* **ENTRIES**:

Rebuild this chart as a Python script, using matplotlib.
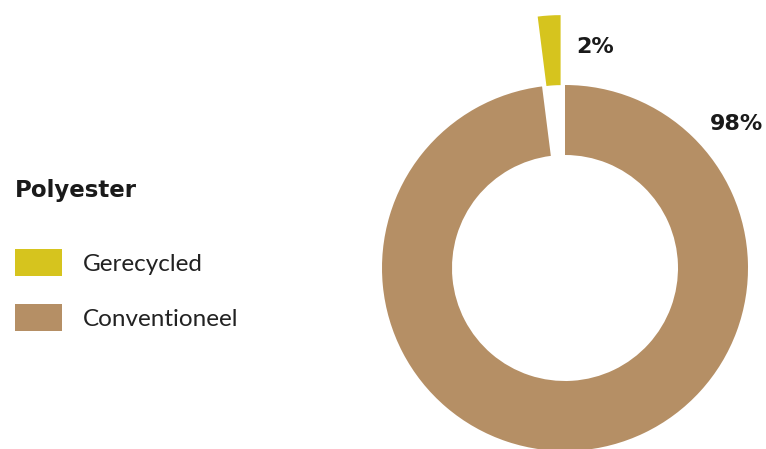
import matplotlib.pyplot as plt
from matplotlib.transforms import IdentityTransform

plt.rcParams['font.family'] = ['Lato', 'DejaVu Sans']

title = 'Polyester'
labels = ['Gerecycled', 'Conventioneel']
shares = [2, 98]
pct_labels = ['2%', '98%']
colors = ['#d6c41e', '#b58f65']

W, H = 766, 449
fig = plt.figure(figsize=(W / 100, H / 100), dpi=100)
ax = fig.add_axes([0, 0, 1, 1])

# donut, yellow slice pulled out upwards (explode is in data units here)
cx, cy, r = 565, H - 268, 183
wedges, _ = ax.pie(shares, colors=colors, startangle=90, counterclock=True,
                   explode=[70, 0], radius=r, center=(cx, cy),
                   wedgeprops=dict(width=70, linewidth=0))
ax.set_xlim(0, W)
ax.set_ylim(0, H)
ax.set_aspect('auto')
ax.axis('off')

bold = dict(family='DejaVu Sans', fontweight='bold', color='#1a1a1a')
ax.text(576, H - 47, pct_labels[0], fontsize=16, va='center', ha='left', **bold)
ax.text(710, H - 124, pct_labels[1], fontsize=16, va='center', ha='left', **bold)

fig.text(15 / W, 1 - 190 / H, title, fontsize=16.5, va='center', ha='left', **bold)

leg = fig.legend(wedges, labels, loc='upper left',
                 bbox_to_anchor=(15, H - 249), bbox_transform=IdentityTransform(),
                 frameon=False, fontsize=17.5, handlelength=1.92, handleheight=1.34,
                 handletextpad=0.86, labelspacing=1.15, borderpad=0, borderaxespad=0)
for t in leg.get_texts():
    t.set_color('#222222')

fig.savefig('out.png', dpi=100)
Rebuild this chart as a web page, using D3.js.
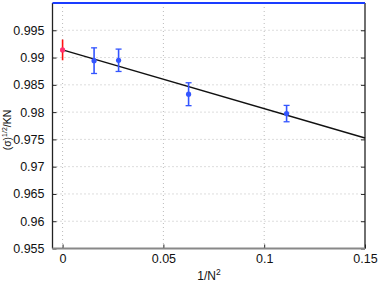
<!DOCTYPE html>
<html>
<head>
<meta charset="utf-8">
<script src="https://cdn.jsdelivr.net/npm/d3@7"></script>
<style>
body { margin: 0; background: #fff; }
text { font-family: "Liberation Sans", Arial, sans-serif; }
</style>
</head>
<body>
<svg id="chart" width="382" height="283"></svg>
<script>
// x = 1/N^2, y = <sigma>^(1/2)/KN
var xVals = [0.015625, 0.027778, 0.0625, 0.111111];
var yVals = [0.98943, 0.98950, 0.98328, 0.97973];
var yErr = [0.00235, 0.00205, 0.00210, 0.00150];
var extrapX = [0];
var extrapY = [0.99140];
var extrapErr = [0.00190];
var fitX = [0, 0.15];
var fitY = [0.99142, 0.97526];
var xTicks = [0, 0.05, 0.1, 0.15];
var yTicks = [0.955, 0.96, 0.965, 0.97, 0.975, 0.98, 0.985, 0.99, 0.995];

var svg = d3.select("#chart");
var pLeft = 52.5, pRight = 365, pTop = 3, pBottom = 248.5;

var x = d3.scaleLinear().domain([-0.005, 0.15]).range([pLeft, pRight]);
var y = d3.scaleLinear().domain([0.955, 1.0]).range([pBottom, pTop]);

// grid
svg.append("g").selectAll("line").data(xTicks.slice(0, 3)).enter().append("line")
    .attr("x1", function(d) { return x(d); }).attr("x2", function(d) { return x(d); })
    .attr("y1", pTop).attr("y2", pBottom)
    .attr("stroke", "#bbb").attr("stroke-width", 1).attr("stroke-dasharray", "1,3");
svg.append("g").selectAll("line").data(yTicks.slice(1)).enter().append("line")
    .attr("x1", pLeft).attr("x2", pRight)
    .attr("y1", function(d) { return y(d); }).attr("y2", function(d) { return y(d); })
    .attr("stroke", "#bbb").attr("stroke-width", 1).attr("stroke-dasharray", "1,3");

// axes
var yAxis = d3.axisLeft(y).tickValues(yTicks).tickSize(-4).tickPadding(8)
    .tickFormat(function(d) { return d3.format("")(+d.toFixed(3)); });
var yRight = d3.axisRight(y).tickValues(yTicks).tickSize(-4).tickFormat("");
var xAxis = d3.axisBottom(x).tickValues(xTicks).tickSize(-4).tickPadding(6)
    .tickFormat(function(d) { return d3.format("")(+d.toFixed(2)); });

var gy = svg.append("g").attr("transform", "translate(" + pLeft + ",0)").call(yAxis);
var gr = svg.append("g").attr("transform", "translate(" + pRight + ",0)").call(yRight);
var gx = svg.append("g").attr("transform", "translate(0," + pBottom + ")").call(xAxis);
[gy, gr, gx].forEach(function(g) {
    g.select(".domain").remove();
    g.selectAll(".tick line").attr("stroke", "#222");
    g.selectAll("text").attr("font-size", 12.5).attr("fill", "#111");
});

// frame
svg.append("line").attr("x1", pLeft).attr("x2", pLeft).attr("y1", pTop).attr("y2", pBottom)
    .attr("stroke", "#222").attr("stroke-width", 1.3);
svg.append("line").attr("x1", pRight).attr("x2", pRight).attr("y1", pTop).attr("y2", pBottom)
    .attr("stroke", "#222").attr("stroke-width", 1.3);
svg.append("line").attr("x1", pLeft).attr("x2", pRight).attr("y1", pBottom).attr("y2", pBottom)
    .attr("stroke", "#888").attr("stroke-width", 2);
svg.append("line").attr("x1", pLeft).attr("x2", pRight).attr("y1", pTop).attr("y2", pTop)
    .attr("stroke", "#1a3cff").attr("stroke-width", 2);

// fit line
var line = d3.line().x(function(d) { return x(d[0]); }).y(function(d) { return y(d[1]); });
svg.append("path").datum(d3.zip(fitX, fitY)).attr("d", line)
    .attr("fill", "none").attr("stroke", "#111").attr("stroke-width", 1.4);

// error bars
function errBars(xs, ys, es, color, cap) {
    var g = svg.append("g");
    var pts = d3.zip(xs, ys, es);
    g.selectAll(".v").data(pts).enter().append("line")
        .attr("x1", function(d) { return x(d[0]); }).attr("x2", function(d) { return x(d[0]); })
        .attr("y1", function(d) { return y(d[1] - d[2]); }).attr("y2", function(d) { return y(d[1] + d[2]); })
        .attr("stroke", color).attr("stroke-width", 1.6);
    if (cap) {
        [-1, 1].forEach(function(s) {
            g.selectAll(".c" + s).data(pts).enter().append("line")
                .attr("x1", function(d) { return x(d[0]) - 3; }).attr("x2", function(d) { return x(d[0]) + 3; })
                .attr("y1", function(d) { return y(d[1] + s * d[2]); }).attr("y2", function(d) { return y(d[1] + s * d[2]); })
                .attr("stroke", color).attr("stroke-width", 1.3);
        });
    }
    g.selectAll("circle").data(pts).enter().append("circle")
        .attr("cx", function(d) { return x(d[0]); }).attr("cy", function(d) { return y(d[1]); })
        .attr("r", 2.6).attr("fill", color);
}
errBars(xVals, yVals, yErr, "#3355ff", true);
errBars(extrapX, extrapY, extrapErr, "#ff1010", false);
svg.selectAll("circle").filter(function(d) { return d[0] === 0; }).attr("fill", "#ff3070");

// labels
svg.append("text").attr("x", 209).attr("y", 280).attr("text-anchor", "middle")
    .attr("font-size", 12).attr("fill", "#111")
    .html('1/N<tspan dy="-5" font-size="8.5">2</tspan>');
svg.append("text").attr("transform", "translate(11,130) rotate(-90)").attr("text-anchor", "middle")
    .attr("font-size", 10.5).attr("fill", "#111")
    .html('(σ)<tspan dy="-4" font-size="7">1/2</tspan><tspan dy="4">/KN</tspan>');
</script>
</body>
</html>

* **EXERCISE PROMPT**: Return the listing above word for word, with the pictures removed.

* **COMPLETE ANSWER**:
Rebuild this chart as a Python script, using matplotlib.
import matplotlib.pyplot as plt
from matplotlib.transforms import IdentityTransform

plt.rcParams['font.family'] = ['Lato', 'DejaVu Sans']

title = 'Polyester'
labels = ['Gerecycled', 'Conventioneel']
shares = [2, 98]
pct_labels = ['2%', '98%']
colors = ['#d6c41e', '#b58f65']

W, H = 766, 449
fig = plt.figure(figsize=(W / 100, H / 100), dpi=100)
ax = fig.add_axes([0, 0, 1, 1])

# donut, yellow slice pulled out upwards (explode is in data units here)
cx, cy, r = 565, H - 268, 183
wedges, _ = ax.pie(shares, colors=colors, startangle=90, counterclock=True,
                   explode=[70, 0], radius=r, center=(cx, cy),
                   wedgeprops=dict(width=70, linewidth=0))
ax.set_xlim(0, W)
ax.set_ylim(0, H)
ax.set_aspect('auto')
ax.axis('off')

bold = dict(family='DejaVu Sans', fontweight='bold', color='#1a1a1a')
ax.text(576, H - 47, pct_labels[0], fontsize=16, va='center', ha='left', **bold)
ax.text(710, H - 124, pct_labels[1], fontsize=16, va='center', ha='left', **bold)

fig.text(15 / W, 1 - 190 / H, title, fontsize=16.5, va='center', ha='left', **bold)

leg = fig.legend(wedges, labels, loc='upper left',
                 bbox_to_anchor=(15, H - 249), bbox_transform=IdentityTransform(),
                 frameon=False, fontsize=17.5, handlelength=1.92, handleheight=1.34,
                 handletextpad=0.86, labelspacing=1.15, borderpad=0, borderaxespad=0)
for t in leg.get_texts():
    t.set_color('#222222')

fig.savefig('out.png', dpi=100)
Rebuild this chart as a web page, using D3.js.
<!DOCTYPE html>
<html>
<head>
<meta charset="utf-8">
<script src="https://cdn.jsdelivr.net/npm/d3@7"></script>
<style>
body { margin: 0; background: #fff; }
text { font-family: "Liberation Sans", Arial, sans-serif; }
</style>
</head>
<body>
<svg id="chart" width="382" height="283"></svg>
<script>
// x = 1/N^2, y = <sigma>^(1/2)/KN
var xVals = [0.015625, 0.027778, 0.0625, 0.111111];
var yVals = [0.98943, 0.98950, 0.98328, 0.97973];
var yErr = [0.00235, 0.00205, 0.00210, 0.00150];
var extrapX = [0];
var extrapY = [0.99140];
var extrapErr = [0.00190];
var fitX = [0, 0.15];
var fitY = [0.99142, 0.97526];
var xTicks = [0, 0.05, 0.1, 0.15];
var yTicks = [0.955, 0.96, 0.965, 0.97, 0.975, 0.98, 0.985, 0.99, 0.995];

var svg = d3.select("#chart");
var pLeft = 52.5, pRight = 365, pTop = 3, pBottom = 248.5;

var x = d3.scaleLinear().domain([-0.005, 0.15]).range([pLeft, pRight]);
var y = d3.scaleLinear().domain([0.955, 1.0]).range([pBottom, pTop]);

// grid
svg.append("g").selectAll("line").data(xTicks.slice(0, 3)).enter().append("line")
    .attr("x1", function(d) { return x(d); }).attr("x2", function(d) { return x(d); })
    .attr("y1", pTop).attr("y2", pBottom)
    .attr("stroke", "#bbb").attr("stroke-width", 1).attr("stroke-dasharray", "1,3");
svg.append("g").selectAll("line").data(yTicks.slice(1)).enter().append("line")
    .attr("x1", pLeft).attr("x2", pRight)
    .attr("y1", function(d) { return y(d); }).attr("y2", function(d) { return y(d); })
    .attr("stroke", "#bbb").attr("stroke-width", 1).attr("stroke-dasharray", "1,3");

// axes
var yAxis = d3.axisLeft(y).tickValues(yTicks).tickSize(-4).tickPadding(8)
    .tickFormat(function(d) { return d3.format("")(+d.toFixed(3)); });
var yRight = d3.axisRight(y).tickValues(yTicks).tickSize(-4).tickFormat("");
var xAxis = d3.axisBottom(x).tickValues(xTicks).tickSize(-4).tickPadding(6)
    .tickFormat(function(d) { return d3.format("")(+d.toFixed(2)); });

var gy = svg.append("g").attr("transform", "translate(" + pLeft + ",0)").call(yAxis);
var gr = svg.append("g").attr("transform", "translate(" + pRight + ",0)").call(yRight);
var gx = svg.append("g").attr("transform", "translate(0," + pBottom + ")").call(xAxis);
[gy, gr, gx].forEach(function(g) {
    g.select(".domain").remove();
    g.selectAll(".tick line").attr("stroke", "#222");
    g.selectAll("text").attr("font-size", 12.5).attr("fill", "#111");
});

// frame
svg.append("line").attr("x1", pLeft).attr("x2", pLeft).attr("y1", pTop).attr("y2", pBottom)
    .attr("stroke", "#222").attr("stroke-width", 1.3);
svg.append("line").attr("x1", pRight).attr("x2", pRight).attr("y1", pTop).attr("y2", pBottom)
    .attr("stroke", "#222").attr("stroke-width", 1.3);
svg.append("line").attr("x1", pLeft).attr("x2", pRight).attr("y1", pBottom).attr("y2", pBottom)
    .attr("stroke", "#888").attr("stroke-width", 2);
svg.append("line").attr("x1", pLeft).attr("x2", pRight).attr("y1", pTop).attr("y2", pTop)
    .attr("stroke", "#1a3cff").attr("stroke-width", 2);

// fit line
var line = d3.line().x(function(d) { return x(d[0]); }).y(function(d) { return y(d[1]); });
svg.append("path").datum(d3.zip(fitX, fitY)).attr("d", line)
    .attr("fill", "none").attr("stroke", "#111").attr("stroke-width", 1.4);

// error bars
function errBars(xs, ys, es, color, cap) {
    var g = svg.append("g");
    var pts = d3.zip(xs, ys, es);
    g.selectAll(".v").data(pts).enter().append("line")
        .attr("x1", function(d) { return x(d[0]); }).attr("x2", function(d) { return x(d[0]); })
        .attr("y1", function(d) { return y(d[1] - d[2]); }).attr("y2", function(d) { return y(d[1] + d[2]); })
        .attr("stroke", color).attr("stroke-width", 1.6);
    if (cap) {
        [-1, 1].forEach(function(s) {
            g.selectAll(".c" + s).data(pts).enter().append("line")
                .attr("x1", function(d) { return x(d[0]) - 3; }).attr("x2", function(d) { return x(d[0]) + 3; })
                .attr("y1", function(d) { return y(d[1] + s * d[2]); }).attr("y2", function(d) { return y(d[1] + s * d[2]); })
                .attr("stroke", color).attr("stroke-width", 1.3);
        });
    }
    g.selectAll("circle").data(pts).enter().append("circle")
        .attr("cx", function(d) { return x(d[0]); }).attr("cy", function(d) { return y(d[1]); })
        .attr("r", 2.6).attr("fill", color);
}
errBars(xVals, yVals, yErr, "#3355ff", true);
errBars(extrapX, extrapY, extrapErr, "#ff1010", false);
svg.selectAll("circle").filter(function(d) { return d[0] === 0; }).attr("fill", "#ff3070");

// labels
svg.append("text").attr("x", 209).attr("y", 280).attr("text-anchor", "middle")
    .attr("font-size", 12).attr("fill", "#111")
    .html('1/N<tspan dy="-5" font-size="8.5">2</tspan>');
svg.append("text").attr("transform", "translate(11,130) rotate(-90)").attr("text-anchor", "middle")
    .attr("font-size", 10.5).attr("fill", "#111")
    .html('(σ)<tspan dy="-4" font-size="7">1/2</tspan><tspan dy="4">/KN</tspan>');
</script>
</body>
</html>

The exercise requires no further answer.